* WRITTEN INSTRUCTION: Could the lines from the start of the data through the line with "period_spans = [(-0.43, 0.36), (0.575, 2.397), (2.606, 4.426)]" be set down exactly, with no pictures among them?

§ §

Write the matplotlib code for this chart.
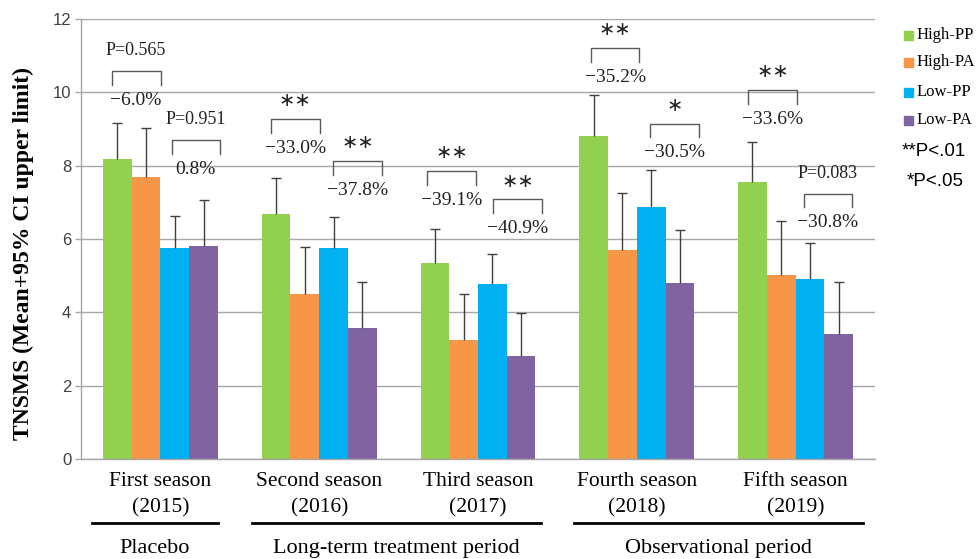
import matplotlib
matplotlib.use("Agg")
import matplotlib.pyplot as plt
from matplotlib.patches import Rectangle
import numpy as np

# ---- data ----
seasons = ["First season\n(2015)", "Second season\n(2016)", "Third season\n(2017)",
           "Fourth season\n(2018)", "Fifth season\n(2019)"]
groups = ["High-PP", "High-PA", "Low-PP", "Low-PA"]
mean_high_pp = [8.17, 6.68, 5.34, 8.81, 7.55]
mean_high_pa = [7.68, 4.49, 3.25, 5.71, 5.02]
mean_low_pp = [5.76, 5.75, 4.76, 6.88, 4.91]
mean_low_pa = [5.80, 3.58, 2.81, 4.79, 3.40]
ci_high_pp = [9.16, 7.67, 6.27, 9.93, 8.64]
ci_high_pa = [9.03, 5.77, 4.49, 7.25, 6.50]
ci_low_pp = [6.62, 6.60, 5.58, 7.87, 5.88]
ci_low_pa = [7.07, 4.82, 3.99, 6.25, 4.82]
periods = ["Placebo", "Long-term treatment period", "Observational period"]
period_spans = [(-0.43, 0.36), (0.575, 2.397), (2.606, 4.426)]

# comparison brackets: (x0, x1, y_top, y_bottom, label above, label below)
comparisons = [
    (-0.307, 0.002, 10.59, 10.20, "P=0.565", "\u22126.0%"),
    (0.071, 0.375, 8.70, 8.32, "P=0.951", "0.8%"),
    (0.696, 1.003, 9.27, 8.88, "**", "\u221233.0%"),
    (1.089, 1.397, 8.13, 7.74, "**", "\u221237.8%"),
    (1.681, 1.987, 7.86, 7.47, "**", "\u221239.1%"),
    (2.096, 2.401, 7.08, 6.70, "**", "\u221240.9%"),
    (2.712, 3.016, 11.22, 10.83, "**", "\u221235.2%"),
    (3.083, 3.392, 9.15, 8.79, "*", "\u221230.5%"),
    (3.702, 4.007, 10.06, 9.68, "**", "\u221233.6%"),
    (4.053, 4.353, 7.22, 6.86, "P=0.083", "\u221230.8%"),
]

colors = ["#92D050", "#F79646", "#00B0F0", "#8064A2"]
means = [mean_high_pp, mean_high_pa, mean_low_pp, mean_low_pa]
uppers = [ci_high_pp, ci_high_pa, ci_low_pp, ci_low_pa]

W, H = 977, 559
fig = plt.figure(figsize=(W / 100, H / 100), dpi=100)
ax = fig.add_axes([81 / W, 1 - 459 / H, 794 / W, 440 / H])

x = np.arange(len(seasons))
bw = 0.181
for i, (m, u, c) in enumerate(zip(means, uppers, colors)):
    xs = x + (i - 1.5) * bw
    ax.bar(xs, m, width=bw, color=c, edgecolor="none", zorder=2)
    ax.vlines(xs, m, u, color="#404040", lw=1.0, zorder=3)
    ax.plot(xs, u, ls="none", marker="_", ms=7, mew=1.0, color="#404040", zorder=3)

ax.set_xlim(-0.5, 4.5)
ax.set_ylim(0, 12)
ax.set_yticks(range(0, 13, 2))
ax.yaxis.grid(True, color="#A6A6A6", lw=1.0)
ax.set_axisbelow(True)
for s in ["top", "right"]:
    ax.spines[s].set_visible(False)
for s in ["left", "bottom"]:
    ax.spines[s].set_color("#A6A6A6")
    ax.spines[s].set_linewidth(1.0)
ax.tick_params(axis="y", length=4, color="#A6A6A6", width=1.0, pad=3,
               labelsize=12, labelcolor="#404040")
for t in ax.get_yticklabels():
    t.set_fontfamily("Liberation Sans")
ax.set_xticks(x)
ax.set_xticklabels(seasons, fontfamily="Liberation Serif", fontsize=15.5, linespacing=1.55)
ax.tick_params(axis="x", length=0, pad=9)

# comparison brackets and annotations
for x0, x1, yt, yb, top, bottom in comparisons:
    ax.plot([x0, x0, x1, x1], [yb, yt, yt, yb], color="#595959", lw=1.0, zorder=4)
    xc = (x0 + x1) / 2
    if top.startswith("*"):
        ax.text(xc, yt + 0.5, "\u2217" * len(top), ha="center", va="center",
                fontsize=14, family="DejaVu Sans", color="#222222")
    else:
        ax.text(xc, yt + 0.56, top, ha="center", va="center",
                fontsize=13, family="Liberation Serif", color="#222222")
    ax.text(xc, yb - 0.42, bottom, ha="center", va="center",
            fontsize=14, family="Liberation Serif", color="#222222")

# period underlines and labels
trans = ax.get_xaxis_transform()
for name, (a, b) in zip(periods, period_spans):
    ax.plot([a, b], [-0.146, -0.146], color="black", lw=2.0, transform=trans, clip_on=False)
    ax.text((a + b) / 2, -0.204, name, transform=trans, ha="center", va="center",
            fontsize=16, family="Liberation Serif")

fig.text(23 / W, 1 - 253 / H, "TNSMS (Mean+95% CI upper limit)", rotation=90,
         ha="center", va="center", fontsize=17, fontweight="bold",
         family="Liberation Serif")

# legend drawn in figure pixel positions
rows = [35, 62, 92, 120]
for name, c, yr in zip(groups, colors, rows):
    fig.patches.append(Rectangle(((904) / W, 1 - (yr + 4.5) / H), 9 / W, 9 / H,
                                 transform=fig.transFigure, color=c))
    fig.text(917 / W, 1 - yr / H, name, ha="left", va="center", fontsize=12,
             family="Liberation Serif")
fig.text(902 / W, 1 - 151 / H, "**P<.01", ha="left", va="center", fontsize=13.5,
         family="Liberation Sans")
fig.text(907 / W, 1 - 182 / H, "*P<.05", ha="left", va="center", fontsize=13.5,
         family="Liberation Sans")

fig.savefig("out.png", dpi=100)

§ §

* EXPECTED OUTPUT:
Write the matplotlib code for this chart.
import matplotlib
matplotlib.use("Agg")
import matplotlib.pyplot as plt
from matplotlib.patches import Rectangle
import numpy as np

# ---- data ----
seasons = ["First season\n(2015)", "Second season\n(2016)", "Third season\n(2017)",
           "Fourth season\n(2018)", "Fifth season\n(2019)"]
groups = ["High-PP", "High-PA", "Low-PP", "Low-PA"]
mean_high_pp = [8.17, 6.68, 5.34, 8.81, 7.55]
mean_high_pa = [7.68, 4.49, 3.25, 5.71, 5.02]
mean_low_pp = [5.76, 5.75, 4.76, 6.88, 4.91]
mean_low_pa = [5.80, 3.58, 2.81, 4.79, 3.40]
ci_high_pp = [9.16, 7.67, 6.27, 9.93, 8.64]
ci_high_pa = [9.03, 5.77, 4.49, 7.25, 6.50]
ci_low_pp = [6.62, 6.60, 5.58, 7.87, 5.88]
ci_low_pa = [7.07, 4.82, 3.99, 6.25, 4.82]
periods = ["Placebo", "Long-term treatment period", "Observational period"]
period_spans = [(-0.43, 0.36), (0.575, 2.397), (2.606, 4.426)]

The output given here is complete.